Solving linear equations is a fundamental task in many areas of science, engineering, and computer science. The choice of algorithm depends on the specific characteristics of the problem, such as the size and structure of the system, the required accuracy, and the available computational resources.

Direct methods like Gaussian elimination and LU decomposition are excellent for small to medium-sized dense systems, offering exact solutions (barring numerical errors). Iterative methods like Jacobi, Gauss-Seidel, and Conjugate Gradient are more suitable for large, sparse systems, where they can converge to an approximate solution much faster than direct methods.

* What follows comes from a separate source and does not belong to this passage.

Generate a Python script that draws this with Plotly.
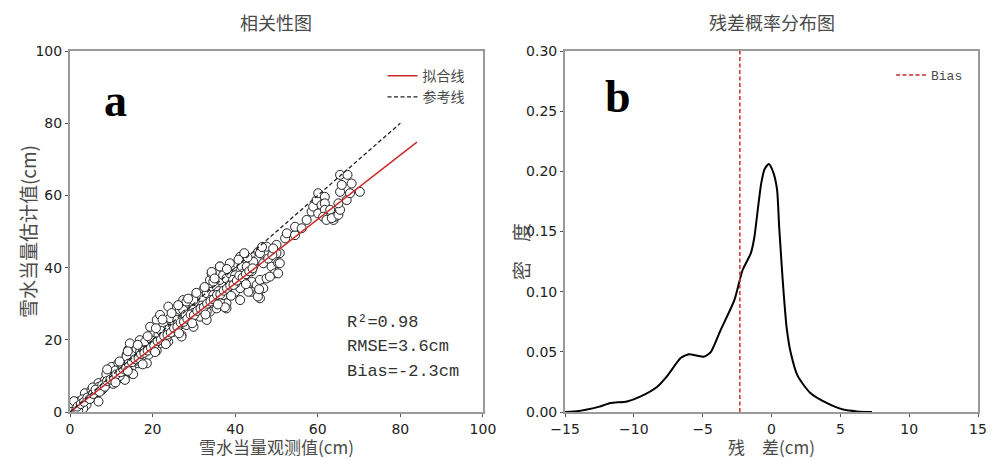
import plotly.graph_objects as go

# ---- panel a: observed vs. estimated snow water equivalent (cm) ----
OBS = [
    0.4, 1.2, 2.0, 2.4, 2.8, 3.6, 4.4, 3.6, 5.2, 6.1, 6.9, 7.7, 6.9, 8.5, 9.3, 10.1, 11.7, 13.3, 9.3, 10.9,
    12.9, 10.1, 11.7, 14.9, 16.5, 18.2, 14.9, 15.3, 13.7, 15.7, 17.4, 19.0, 14.5, 14.1, 15.3, 16.9, 19.0, 13.7, 16.1, 17.7,
    19.4, 16.9, 18.2, 19.8, 21.8, 14.5, 20.6, 22.2, 23.8, 18.6, 0.8, 1.5, 0.2, 1.0, 3.0, 5.0, 4.0, 5.5, 7.0, 8.0,
    9.5, 11.0, 12.0, 12.5, 13.5, 8.8, 10.5, 3.2, 2.0, 6.5, 16.0, 17.0, 18.0, 20.0, 21.0,
    20.2, 19.4, 21.4, 23.4, 21.0, 21.8, 22.6, 23.4, 25.0, 27.0, 25.0, 26.6, 28.2, 29.9, 24.2, 25.8, 27.4, 29.5, 31.5, 26.6,
    27.4, 28.2, 29.5, 31.9, 29.1, 30.3, 30.7, 23.8, 33.5, 35.5, 37.5, 37.9, 32.3, 34.3, 31.9, 33.9, 35.5, 37.1, 34.3, 36.3,
    37.9, 33.9, 27.0, 25.0, 33.1, 29.0, 31.5, 27.4, 29.9, 33.1, 35.5, 28.2, 29.9, 32.3, 33.9, 36.3, 37.9, 33.1, 34.7, 37.1,
    35.5, 37.1, 34.7, 36.3, 37.1, 37.9, 38.7, 38.7, 40.0, 41.2, 39.5, 40.4, 41.6, 42.0, 43.2, 44.4, 45.2, 45.6, 47.2, 46.8,
    44.0, 44.0, 45.6, 46.0, 45.2, 46.0, 47.6, 48.8, 49.6, 50.4, 50.8, 50.0, 52.1, 43.2, 40.0, 41.2, 46.8, 41.2, 37.5, 34.3,
    39.5, 42.8, 44.4, 41.2, 38.7, 36.3, 47.6, 46.0, 50.0, 50.8, 50.4, 48.4, 45.5, 45.8, 46.5, 22.0, 24.0, 26.0, 28.0, 30.0,
    32.0, 34.0, 36.0, 38.0, 40.0, 42.0, 44.0, 48.0, 49.0,
    49.2, 52.5, 54.5, 54.5, 56.1, 57.3, 58.5, 58.9, 59.7, 60.1, 61.7, 60.9, 61.7, 60.1, 61.7, 63.0, 61.3, 62.1, 63.8, 64.2,
    63.4, 65.0, 65.4, 65.0, 67.0, 65.4, 67.8, 70.2, 65.8, 68.2, 65.4, 67.2,
    1.8, 2.6, 3.4, 4.2, 4.8, 5.6, 6.2, 7.2, 7.8, 8.4, 9.0, 9.8, 10.6, 11.2, 12.2, 12.8, 13.6, 14.2, 15.0, 15.8,
    16.6, 17.2, 18.0, 18.8, 19.6, 20.4, 21.2, 22.0, 22.8, 23.6, 24.4, 25.2, 26.0, 26.8, 27.6, 28.4, 29.2, 30.0, 30.8, 31.6,
    32.4, 33.2, 34.0, 34.8, 35.6, 36.4, 37.2, 38.0, 38.8, 39.6, 40.4, 41.0, 41.8, 42.6, 43.4, 44.2, 9.0, 12.0, 14.0, 16.4,
    18.8, 20.8, 22.4, 24.6, 26.2, 28.6, 30.6, 32.6, 35.0, 38.0, 40.8, 43.0, 42.2, 11.0, 14.0, 17.6, 20.6, 23.2, 26.4, 29.6,
    32.8, 35.8, 39.0, 42.6,
]
EST = [
    1.0, 1.9, 2.9, 1.0, 0.6, 1.9, 3.3, 5.2, 6.1, 4.2, 2.9, 6.1, 8.0, 8.9, 8.0, 8.9, 9.3, 8.9, 11.2, 10.7,
    11.2, 12.5, 13.5, 12.5, 13.5, 13.9, 10.7, 10.5, 15.8, 16.3, 15.3, 16.3, 17.6, 17.2, 16.3, 15.8, 15.8, 15.3, 17.6, 18.1,
    17.6, 19.9, 19.5, 19.9, 19.0, 19.0, 19.0, 20.9, 19.5, 13.5, 0.3, 0.5, 2.5, 3.0, 3.5, 4.5, 2.0, 6.8, 7.0, 6.5,
    9.8, 11.5, 10.0, 12.8, 13.0, 10.5, 7.8, 1.0, 0.4, 5.5, 14.2, 16.8, 17.0, 18.2, 17.0,
    22.2, 23.6, 21.3, 20.4, 25.5, 26.9, 24.1, 22.7, 22.2, 21.3, 24.6, 24.1, 24.1, 23.6, 26.0, 26.9, 26.4, 26.0, 26.4, 28.3,
    31.0, 29.2, 28.3, 29.2, 30.6, 31.9, 30.1, 29.2, 31.5, 31.9, 32.9, 30.1, 33.8, 33.3, 31.9, 36.6, 35.7, 35.2, 38.4, 40.3,
    39.3, 27.8, 20.9, 22.7, 25.5, 26.4, 28.7, 28.3, 28.3, 27.8, 28.7, 30.6, 31.0, 31.0, 30.1, 30.6, 28.7, 32.9, 32.4, 32.4,
    34.7, 34.7, 36.1, 36.6, 37.9, 37.0, 35.2, 38.4, 37.9, 36.6, 40.3, 41.2, 40.3, 38.4, 38.9, 40.3, 42.1, 44.4, 44.0, 41.2,
    36.1, 33.3, 33.3, 31.5, 35.2, 36.6, 37.0, 40.3, 38.4, 41.2, 44.0, 46.3, 48.1, 33.3, 33.3, 34.3, 34.3, 31.0, 29.0, 38.8,
    36.6, 40.3, 41.6, 43.0, 41.2, 40.3, 45.8, 44.0, 44.0, 41.2, 38.4, 37.5, 32.0, 34.0, 45.7, 22.5, 23.0, 25.5, 27.0, 27.5,
    29.5, 31.0, 33.5, 34.0, 35.5, 37.0, 39.0, 42.5, 43.5,
    45.3, 49.5, 49.0, 51.3, 50.9, 53.2, 55.5, 56.9, 58.7, 60.6, 59.6, 57.3, 57.8, 55.0, 56.0, 56.0, 54.1, 53.2, 53.2, 54.1,
    53.7, 54.6, 56.0, 57.8, 58.7, 61.0, 60.6, 61.0, 62.9, 63.3, 65.7, 65.7,
    1.5, 2.2, 2.8, 4.0, 3.6, 5.0, 6.2, 5.6, 7.4, 7.0, 8.6, 9.0, 9.6, 10.4, 11.0, 12.0, 12.2, 13.4, 13.8, 14.6,
    15.0, 16.0, 16.4, 17.0, 17.8, 18.4, 19.6, 20.0, 21.0, 21.4, 22.0, 23.2, 23.6, 24.8, 25.0, 25.8, 27.0, 26.8, 28.0, 28.6,
    29.0, 30.0, 30.6, 31.2, 32.4, 32.6, 33.6, 34.2, 35.0, 35.2, 36.4, 37.8, 37.2, 38.2, 39.0, 39.8, 11.8, 14.0, 16.8, 18.6,
    21.0, 23.2, 25.6, 27.4, 29.6, 31.4, 33.0, 34.6, 37.0, 39.6, 42.2, 42.8, 44.0, 8.2, 11.4, 13.2, 16.6, 18.8, 21.8, 24.6,
    27.0, 29.8, 32.2, 35.4,
]

# fitted regression line and 1:1 reference line
FIT_SLOPE = 0.89
FIT_INTERCEPT = 0.0
FIT_RANGE = [0, 84]
REF_RANGE = [0, 80]

STATS = ["R²=0.98", "RMSE=3.6cm", "Bias=-2.3cm"]
STATS_Y = [24.9, 18.1, 11.2]

# ---- panel b: residual density (cm) ----
RES_X = [-15.0, -14.0, -13.4, -12.5, -11.7, -10.5, -9.5, -8.3, -7.6, -6.6, -6.0, -5.4, -4.9, -4.4, -3.7,
         -2.7, -2.1, -1.5, -1.25, -1.0, -0.75, -0.5, -0.2, 0.1, 0.4, 0.55, 0.75, 0.9, 1.1, 1.4,
         1.9, 2.8, 4.0, 5.2, 6.2, 7.3]
RES_DENSITY = [0.0, 0.0008, 0.002, 0.0045, 0.0075, 0.0088, 0.013, 0.021, 0.0296, 0.0448, 0.048, 0.0468, 0.046, 0.050, 0.068,
               0.093, 0.118, 0.132, 0.145, 0.168, 0.190, 0.202, 0.206, 0.200, 0.185, 0.155, 0.120, 0.096, 0.070, 0.049,
               0.030, 0.016, 0.0075, 0.002, 0.0005, 0.0]
BIAS = -2.3

CJK = "Noto Sans CJK SC"
TICK_FONT = dict(family="DejaVu Sans", size=14, color="#222")
FRAME = "#9a9a9a"
RED = "#cc2b2b"
TEXT = "#4a4a4a"

fig = go.Figure()

fig.add_trace(go.Scatter(
    x=OBS, y=EST, mode="markers", showlegend=False,
    marker=dict(symbol="circle", size=9, color="white", line=dict(color="#222", width=1)),
    xaxis="x", yaxis="y",
))
fig.add_trace(go.Scatter(
    x=FIT_RANGE, y=[FIT_INTERCEPT + FIT_SLOPE * v for v in FIT_RANGE], mode="lines",
    name="拟合线", line=dict(color=RED, width=1.5), legend="legend",
    xaxis="x", yaxis="y",
))
fig.add_trace(go.Scatter(
    x=REF_RANGE, y=REF_RANGE, mode="lines", name="参考线",
    line=dict(color="#222", width=1.3, dash="4px,2.5px"), legend="legend",
    xaxis="x", yaxis="y",
))

fig.add_trace(go.Scatter(
    x=RES_X, y=RES_DENSITY, mode="lines", showlegend=False,
    line=dict(color="black", width=2, shape="spline", smoothing=0.6),
    xaxis="x2", yaxis="y2",
))
fig.add_trace(go.Scatter(
    x=[BIAS, BIAS], y=[0, 0.30], mode="lines", name="Bias",
    line=dict(color=RED, width=1.5, dash="4px,2.5px"), legend="legend2",
    xaxis="x2", yaxis="y2",
))

axis_common = dict(
    showline=True, mirror=True, linecolor=FRAME, linewidth=2,
    ticks="outside", ticklen=3, tickwidth=1, tickcolor="#555",
    showgrid=False, zeroline=False, tickfont=TICK_FONT, automargin=False,
)

# plot area spans pixels x 70..978, y 51..412
fig.update_layout(
    width=1006, height=459,
    margin=dict(l=70, r=28, t=51, b=47),
    paper_bgcolor="white", plot_bgcolor="white",
    xaxis=dict(domain=[0.0, 0.4548], range=[0, 100], tickvals=[0, 20, 40, 60, 80, 100],
               anchor="y", **axis_common),
    yaxis=dict(domain=[0.0, 1.0], range=[0, 100], tickvals=[0, 20, 40, 60, 80, 100],
               anchor="x", **axis_common),
    xaxis2=dict(domain=[0.5452, 1.0], range=[-15, 15], tickvals=[-15, -10, -5, 0, 5, 10, 15],
                anchor="y2", **axis_common),
    yaxis2=dict(domain=[0.0, 1.0], range=[0, 0.30], tickvals=[0, 0.05, 0.10, 0.15, 0.20, 0.25, 0.30],
                tickformat=".2f", anchor="x2", **axis_common),
    legend=dict(x=0.44, xanchor="right", y=0.975, yanchor="top", bgcolor="rgba(0,0,0,0)",
                font=dict(family=CJK, size=14, color=TEXT), tracegroupgap=0, itemwidth=30),
    legend2=dict(x=0.989, xanchor="right", y=0.975, yanchor="top", bgcolor="rgba(0,0,0,0)",
                 font=dict(family="Liberation Mono", size=13, color=TEXT), itemwidth=30),
)


def label(text, x, y, size=19, family=CJK, color=TEXT, angle=0):
    return dict(text=text, x=x, y=y, xref="paper", yref="paper", xanchor="center", yanchor="middle",
                textangle=angle, font=dict(family=family, size=size, color=color), showarrow=False)


annotations = [
    label("相关性图", 0.2274, 1.080, size=18),
    label("残差概率分布图", 0.7726, 1.080, size=18),
    label("雪水当量观测值(cm)", 0.2274, -0.0942, size=17),
    label("残　差(cm)", 0.7726, -0.0942, size=17),
    label("雪水当量估计值(cm)", -0.0474, 0.501, angle=-90),
    label("密　度", 0.4956, 0.443, angle=-90),
    label("<b>a</b>", 0.0496, 0.864, size=46, family="Liberation Serif", color="black"),
    label("<b>b</b>", 0.6035, 0.8726, size=46, family="Liberation Serif", color="black"),
]
for txt, yv in zip(STATS, STATS_Y):
    annotations.append(dict(text=txt, x=66.6, y=yv, xref="x", yref="y", xanchor="left", yanchor="middle",
                            font=dict(family="Liberation Mono", size=17, color="#333"), showarrow=False))
fig.update_layout(annotations=annotations)

fig.write_html("out.html")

As we’ve seen, implementing these algorithms efficiently requires careful consideration of various factors, including:

  • The choice of programming language and numerical libraries
  • Proper handling of special cases and numerical stability issues
  • Optimization techniques such as sparse matrix representations and parallelization
  • The trade-offs between accuracy and performance

As problems in science and engineering continue to grow in scale and complexity, the development of more efficient and robust linear equation solvers remains an active area of research. Advances in hardware, such as increasingly powerful GPUs and specialized AI accelerators, are also opening up new possibilities for tackling even larger systems of equations.

By mastering these algorithms and techniques, developers and data scientists can tackle a wide range of real-world problems, from optimizing large-scale machine learning models to simulating complex physical systems. The ability to efficiently solve linear equations is truly a fundamental skill in the toolkit of any computational scientist or engineer.